Doing a placement abroad poses different challenges to the average work placement such as overcoming language barriers, fundraising and being far from your support networks. This experience allows you to stand out against other candidates when applying for jobs, as many people will not have had the same opportunity or developed the same skills. In July 2019, I travelled to South Africa with 11 of my fellow Leeds Trinity students to spend two weeks volunteering in local primary schools with the Bambisanani Partnership.
I was very unsure of what to expect as I'd never been to Africa nor taught young people how to ride and fix bikes, so it was a great chance to test myself in a new setting.
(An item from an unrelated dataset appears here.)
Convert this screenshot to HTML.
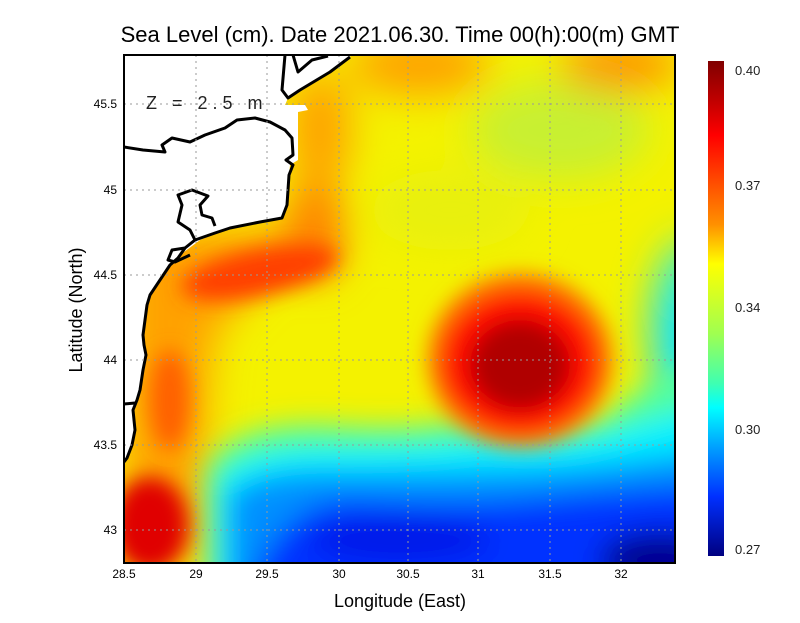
<!DOCTYPE html>
<html><head><style>
body{margin:0;background:#fff;}
svg text{font-family:"Liberation Sans",sans-serif;}
</style></head><body>
<svg width="800" height="618" viewBox="0 0 800 618" xmlns="http://www.w3.org/2000/svg">
<defs>
<filter id="b1" x="-50%" y="-50%" width="200%" height="200%"><feGaussianBlur stdDeviation="20"/></filter>
<filter id="b3" x="-50%" y="-50%" width="200%" height="200%"><feGaussianBlur stdDeviation="14"/></filter>
<filter id="b2" x="-50%" y="-50%" width="200%" height="200%"><feGaussianBlur stdDeviation="10"/></filter>
<clipPath id="pc"><rect x="124" y="55" width="551" height="508"/></clipPath>
<linearGradient id="cb" x1="0" y1="0" x2="0" y2="1">
<stop offset="0" stop-color="#800000"/><stop offset="0.08" stop-color="#c00000"/>
<stop offset="0.15" stop-color="#ff0000"/><stop offset="0.25" stop-color="#ff5000"/>
<stop offset="0.33" stop-color="#ff9000"/><stop offset="0.41" stop-color="#ffff00"/>
<stop offset="0.55" stop-color="#a0ff50"/><stop offset="0.65" stop-color="#40ffb0"/>
<stop offset="0.7" stop-color="#00ffff"/><stop offset="0.78" stop-color="#00a0ff"/>
<stop offset="0.88" stop-color="#0030ff"/><stop offset="1" stop-color="#000080"/>
</linearGradient>
</defs>
<text x="400" y="42" text-anchor="middle" font-size="22">Sea Level (cm). Date 2021.06.30. Time 00(h):00(m) GMT</text>
<g clip-path="url(#pc)">
<rect x="124" y="55" width="551" height="508" fill="#f4f200"/>
<g filter="url(#b1)">
<ellipse cx="560" cy="130" rx="90" ry="50" fill="#c8f030"/>
<ellipse cx="450" cy="210" rx="80" ry="40" fill="#e8f010"/>
<ellipse cx="420" cy="65" rx="70" ry="30" fill="#ffa000"/>
<ellipse cx="620" cy="65" rx="60" ry="25" fill="#ff9000"/>
<ellipse cx="690" cy="330" rx="40" ry="90" fill="#30f0d0"/>
<ellipse cx="680" cy="340" rx="20" ry="50" fill="#00e0ff"/>
<path d="M124 230 L300 230 Q250 300 215 330 Q200 420 205 563 L124 563 Z" fill="#ffa000"/>
<ellipse cx="320" cy="130" rx="30" ry="60" fill="#ffa000"/>
<ellipse cx="315" cy="230" rx="30" ry="50" fill="#ff8000"/>
</g>
<g filter="url(#b3)">
<path d="M205 600 L205 470 Q230 420 330 425 Q420 430 460 420 Q520 440 600 420 Q650 380 680 370 L720 370 L720 600 Z" fill="#50ffa0"/>
<path d="M215 600 L215 480 Q250 445 340 448 Q440 448 480 440 Q560 450 620 430 L720 400 L720 600 Z" fill="#00f0ff"/>
<path d="M228 600 L228 495 Q260 468 340 472 Q440 472 500 470 Q580 470 720 450 L720 600 Z" fill="#0090ff"/>
<path d="M245 600 Q280 495 360 500 Q450 505 520 500 Q620 490 720 485 L720 600 Z" fill="#0030ff"/>
<ellipse cx="400" cy="540" rx="90" ry="22" fill="#0018e8"/>
<ellipse cx="660" cy="560" rx="60" ry="28" fill="#000090"/>
</g>
<g filter="url(#b2)">
<ellipse cx="260" cy="272" rx="80" ry="24" fill="#ff4000" transform="rotate(-12 260 272)"/>
<ellipse cx="170" cy="400" rx="20" ry="50" fill="#ff6000"/>
<ellipse cx="150" cy="525" rx="38" ry="48" fill="#e00000"/>
<ellipse cx="520" cy="360" rx="92" ry="86" fill="#ff7000"/>
<ellipse cx="520" cy="362" rx="78" ry="70" fill="#ff1000"/>
<ellipse cx="520" cy="365" rx="50" ry="45" fill="#b00000"/>
</g>
<path d="M124 55 L352 55 L330 72 L300 90 L288 98 L285 105 L305 105 L308 110 L298 112 L298 160 L290 165 L289 175 L287 205 L282 218 L260 222 L230 228 L200 240 L180 255 L170 265 L160 280 L150 295 L145 320 L144 345 L146 355 L143 370 L140 390 L137 400 L133 410 L135 430 L132 445 L127 458 L124 462 Z" fill="#fff"/>
<g fill="none" stroke="#000" stroke-width="3" stroke-linejoin="round">
<path d="M285 55 L282 90 L288 98 L300 90 L330 72 L350 57"/>
<path d="M293 55 L298 72 L312 60 L328 56"/>
<path d="M124 147 L143 150 L165 152 L162 145 L172 138 L190 142 L205 135 L225 128 L237 120 L255 118 L270 122 L285 130 L292 138 L293 155 L286 160 L293 165 L289 175 L287 205 L282 218 L260 222 L230 228 L215 233 L195 240 L185 248 L178 258 L170 265 L160 280 L150 295 L147 305 L145 320 L143 335 L144 345 L146 355 L143 370 L140 390 L137 400 L133 410 L135 430 L132 445 L127 458 L124 462"/>
<path d="M195 240 L190 230 L178 222 L182 205 L178 195 L192 190 L208 196 L200 205 L202 215 L212 218 L215 226"/>
<path d="M185 248 L172 250 L168 260 L175 262 L190 255"/>
<path d="M124 404 L135 403"/>
</g>
</g>
<text x="146" y="109" font-size="18" fill="#222" letter-spacing="5">Z = 2.5 m</text>
<g stroke="#999" stroke-width="1" stroke-dasharray="2,4">
<line x1="196" y1="55" x2="196" y2="563"/><line x1="267" y1="55" x2="267" y2="563"/>
<line x1="339" y1="55" x2="339" y2="563"/><line x1="408" y1="55" x2="408" y2="563"/>
<line x1="478" y1="55" x2="478" y2="563"/><line x1="550" y1="55" x2="550" y2="563"/>
<line x1="621" y1="55" x2="621" y2="563"/>
<line x1="124" y1="104" x2="675" y2="104"/><line x1="124" y1="190" x2="675" y2="190"/>
<line x1="124" y1="275" x2="675" y2="275"/><line x1="124" y1="360" x2="675" y2="360"/>
<line x1="124" y1="445" x2="675" y2="445"/><line x1="124" y1="530" x2="675" y2="530"/>
</g>
<rect x="124" y="55" width="551" height="508" fill="none" stroke="#000" stroke-width="2"/>
<g font-size="12" text-anchor="middle">
<text x="124" y="578">28.5</text><text x="196" y="578">29</text><text x="267" y="578">29.5</text>
<text x="339" y="578">30</text><text x="408" y="578">30.5</text><text x="478" y="578">31</text>
<text x="550" y="578">31.5</text><text x="621" y="578">32</text>
</g>
<g font-size="12" text-anchor="end">
<text x="117" y="108">45.5</text><text x="117" y="194">45</text><text x="117" y="279">44.5</text>
<text x="117" y="364">44</text><text x="117" y="449">43.5</text><text x="117" y="534">43</text>
</g>
<text x="400" y="607" text-anchor="middle" font-size="18">Longitude (East)</text>
<text transform="translate(82 310) rotate(-90)" text-anchor="middle" font-size="18">Latitude (North)</text>
<rect x="708" y="61" width="16" height="495" fill="url(#cb)"/>
<g font-size="13" fill="#222">
<text x="735" y="75">0.40</text><text x="735" y="190">0.37</text><text x="735" y="312">0.34</text>
<text x="735" y="434">0.30</text><text x="735" y="554">0.27</text>
</g>
</svg>
</body></html>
Teambuilding with the other students prior to the trip made me feel more at ease as I realised we were all in the same situation. My initial expectation was that it would be difficult to communicate with the young people, but I found that their English was actually very good. In cases where it is a struggle, you find ways around it. I tried to learn phrases in Zulu (which the young people found hilarious!), and it gave me an opportunity to develop my non-verbal communication skills.
One of the most enjoyable aspects was learning about a culture that's different to my own. The young people in South Africa taught me various Zulu dances, phrases and games that they usually play in school – not to forget the amazing food I had too! As well as this, I also had the opportunity to share this experience with students from another university and form some amazing friendships.
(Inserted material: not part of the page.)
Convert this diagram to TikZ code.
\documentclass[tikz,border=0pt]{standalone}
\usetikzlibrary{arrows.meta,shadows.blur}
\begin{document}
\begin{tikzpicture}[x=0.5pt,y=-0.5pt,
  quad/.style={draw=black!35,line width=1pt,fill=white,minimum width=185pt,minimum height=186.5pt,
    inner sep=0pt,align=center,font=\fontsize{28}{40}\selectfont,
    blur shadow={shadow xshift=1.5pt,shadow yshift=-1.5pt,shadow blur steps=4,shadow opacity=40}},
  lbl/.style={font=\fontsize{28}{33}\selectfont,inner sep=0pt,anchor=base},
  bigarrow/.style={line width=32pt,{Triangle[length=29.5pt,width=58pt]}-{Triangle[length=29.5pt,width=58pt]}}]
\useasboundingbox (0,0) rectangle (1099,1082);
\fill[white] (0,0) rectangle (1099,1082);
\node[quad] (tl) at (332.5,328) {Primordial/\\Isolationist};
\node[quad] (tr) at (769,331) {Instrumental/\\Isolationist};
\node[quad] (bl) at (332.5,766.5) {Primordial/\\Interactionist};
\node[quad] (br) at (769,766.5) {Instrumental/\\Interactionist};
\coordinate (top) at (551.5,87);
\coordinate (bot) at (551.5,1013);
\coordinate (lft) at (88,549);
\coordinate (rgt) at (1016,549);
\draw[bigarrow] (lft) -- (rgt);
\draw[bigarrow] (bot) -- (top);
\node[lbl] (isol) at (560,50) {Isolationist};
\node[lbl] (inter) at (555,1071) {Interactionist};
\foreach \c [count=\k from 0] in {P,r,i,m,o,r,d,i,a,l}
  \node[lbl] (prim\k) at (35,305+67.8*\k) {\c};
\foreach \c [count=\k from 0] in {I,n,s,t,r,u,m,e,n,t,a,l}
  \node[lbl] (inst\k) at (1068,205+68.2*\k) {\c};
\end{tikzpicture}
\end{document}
The most eye-opening aspect was seeing the positive change in the young people. On one of the last days, they had to plan and deliver a sports session to approximately 30 other students. On the first day, this is something they were totally against but seeing them deliver their sessions so well reflected how much their leadership skills and confidence had grown. In addition, all the young people we taught in the first week successfully learnt to ride a bike in the Cycle to Success programme, which was a huge achievement. Through a tough week of falling and getting right back up more determined than ever, I was so proud of them.
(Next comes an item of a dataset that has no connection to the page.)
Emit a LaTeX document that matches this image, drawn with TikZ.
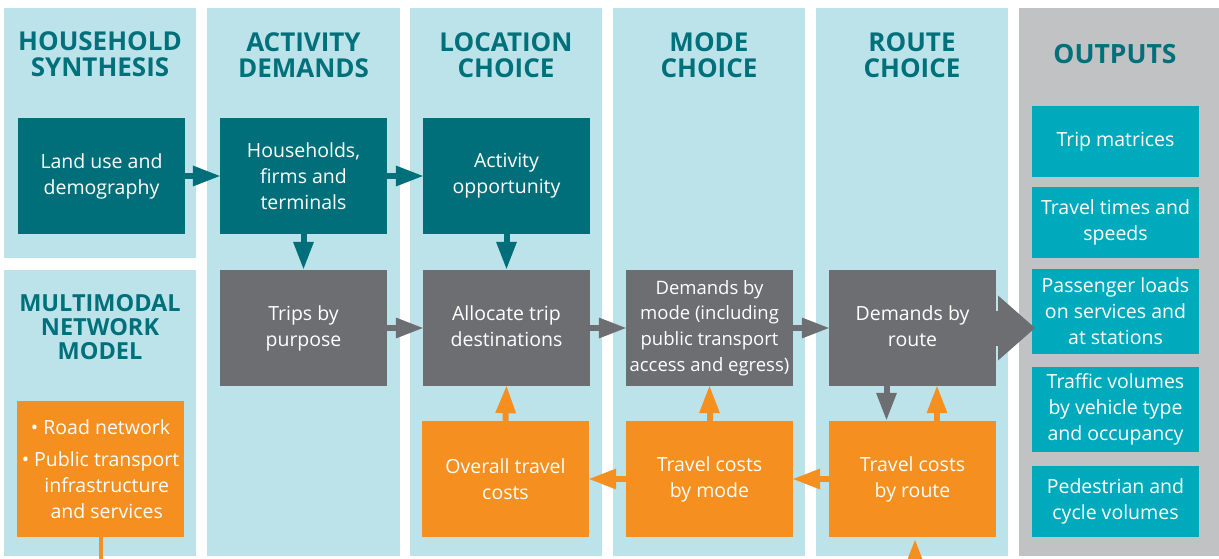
\documentclass[tikz,border=0pt]{standalone}
\usepackage{fontspec}
\setmainfont{Open Sans}
\usetikzlibrary{arrows.meta}
\definecolor{cPanel}{HTML}{BDE3EA}
\definecolor{cTeal}{HTML}{006F7A}
\definecolor{cTitle}{HTML}{00707B}
\definecolor{cGray}{HTML}{6D6E71}
\definecolor{cOrange}{HTML}{F58F20}
\definecolor{cOut}{HTML}{C1C2C4}
\definecolor{cCyan}{HTML}{00AABD}
\begin{document}
\begin{tikzpicture}[x=1pt,y=-1pt,
  box/.style={minimum width=167pt,minimum height=116pt,inner sep=0pt,align=center,text=white,font=\fontsize{19.5}{26}\selectfont},
  tbox/.style={box,fill=cTeal},
  gbox/.style={box,fill=cGray},
  obox/.style={box,fill=cOrange},
  outbox/.style={box,fill=cCyan,minimum height=71pt},
  title/.style={align=center,text=cTitle,inner sep=0pt,font=\fontsize{26}{25.5}\selectfont\bfseries},
  arr/.style={line width=6pt,-{Triangle[length=27pt,width=21pt,line width=0pt]}},
  bigarr/.style={line width=35pt,-{Triangle[length=37pt,width=65pt,line width=0pt]}}]
\useasboundingbox (0,0) rectangle (1219,559);
\clip (0,0) rectangle (1219,559);
% panels
\fill[cPanel] (4,8) rectangle (196,258);
\fill[cPanel] (4,270) rectangle (196,556);
\fill[cPanel] (207,8) rectangle (400,556);
\fill[cPanel] (410,8) rectangle (602,556);
\fill[cPanel] (613,8) rectangle (805,556);
\fill[cPanel] (816,8) rectangle (1008,556);
\fill[cOut] (1019,8) rectangle (1219,556);
% titles
\node[title] (t1) at (100,54) {HOUSEHOLD\\SYNTHESIS};
\node[title] (t2) at (303.5,55) {ACTIVITY\\DEMANDS};
\node[title] (t3) at (506,55) {LOCATION\\CHOICE};
\node[title] (t4) at (709,55) {MODE\\CHOICE};
\node[title] (t5) at (912,55) {ROUTE\\CHOICE};
\node[title,font=\fontsize{26.5}{26}\selectfont\bfseries] (t6) at (1115,54) {OUTPUTS};
\node[title,font=\fontsize{23.5}{24}\selectfont\bfseries] (t7) at (100,327.5) {MULTIMODAL\\NETWORK\\MODEL};
% boxes
\node[tbox] (land) at (101.5,176) {Land use and\\demography};
\node[tbox] (house) at (303.5,176) {Households,\\firms and\\terminals};
\node[tbox] (actopp) at (506.5,176) {Activity\\opportunity};
\node[gbox,text depth=3pt] (trips) at (303.5,328) {Trips by\\purpose};
\node[gbox,text depth=3pt] (alloc) at (506.5,328) {Allocate trip\\destinations};
\node[gbox,font=\fontsize{18.5}{25.7}\selectfont] (demmode) at (709.5,328) {Demands by\\mode (including\\public transport\\access and egress)};
\node[gbox,text depth=3pt] (demroute) at (912.5,328) {Demands by\\route};
\node[obox] (costall) at (505.5,479) {Overall travel\\costs};
\node[obox] (costmode) at (709.5,479) {Travel costs\\by mode};
\node[obox] (costroute) at (912.5,479) {Travel costs\\by route};
\node[obox,minimum height=136pt] (road) at (100.5,469) {\textbullet\ Road network\\[6pt]\textbullet\ Public transport\\\hphantom{\textbullet\ }infrastructure\\\hphantom{\textbullet\ }and services};
% outputs
\node[outbox] (o1) at (1115.5,141.5) {Trip matrices};
\node[outbox] (o2) at (1115.5,222.5) {Travel times and\\speeds};
\node[outbox,minimum height=85pt] (o3) at (1115.5,311.5) {Passenger loads\\on services and\\at stations};
\node[outbox,minimum height=85pt] (o4) at (1115.5,409.5) {Traffic volumes\\by vehicle type\\and occupancy};
\node[outbox] (o5) at (1115.5,501.5) {Pedestrian and\\cycle volumes};
% connectors
\draw[arr,cTeal] (land.east) -- (house.west);
\draw[arr,cTeal] (house.east) -- (actopp.west);
\draw[arr,cTeal] (house.south) -- ([yshift=1pt]trips.north);
\draw[arr,cTeal] (actopp.south) -- ([yshift=1pt]alloc.north);
\draw[arr,cGray] (trips.east) -- (alloc.west);
\draw[arr,cGray] (alloc.east) -- (demmode.west);
\draw[arr,cGray] (demmode.east) -- (demroute.west);
\draw[arr,cGray] ([xshift=-26pt]demroute.south) -- ([xshift=-26pt,yshift=1pt]costroute.north);
\draw[arr,cOrange] ([xshift=24.5pt]costroute.north) -- ([xshift=24.5pt]demroute.south);
\draw[arr,cOrange] (costall.north) -- (alloc.south);
\draw[arr,cOrange] (costmode.north) -- (demmode.south);
\draw[arr,cOrange] (costmode.west) -- (costall.east);
\draw[arr,cOrange] (costroute.west) -- (costmode.east);
\coordinate (bigtip) at (1035,328);
\draw[bigarr,cGray] (demroute.east) -- (bigtip);
\coordinate (below1) at (915,600);
\coordinate (tip1) at (915,540);
\draw[arr,cOrange] (below1) -- (tip1);
\coordinate (below2) at (100.5,600);
\draw[cOrange,line width=4pt] (road.south) -- (below2);
\end{tikzpicture}
\end{document}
Through the trip, I became more familiar with South African culture and took the opportunity to understand the children's lifestyles, hobbies and ambitions. This was a great way to further explore and build on my own passions around diversity and cultural awareness. I left South Africa a better leader as I improved my communication skills, adapted effectively to sudden changes in plans, and was able to motivate the children as well as myself.
As a result of the trip, I have become more confident in my ability to deliver a sustainable programme to benefit young people in their communities. In addition, this experience gave me lots of opportunities to reflect on my experiences, which have supported my personal growth. Following this trip, I want to set aside more time to explore other cultures around the world to educate myself on various lifestyles.
I'd always recommend taking on challenges that push you out of your comfort zone. Not only do you learn so much about yourself, but it's also great for your personal growth. Opportunities like this don't come around frequently so I would encourage making the most of the time you have to explore other cultures, travel with people you don't know and make lifelong memories!
Ammarah is in her final year studying for a degree in Sport Psychology. She volunteered in South Africa through a volunteering module available during her second year of studies. Leeds Trinity students can volunteer abroad through their placement or volunteer modules as part of their degree, or as an extra experience on top of their studies.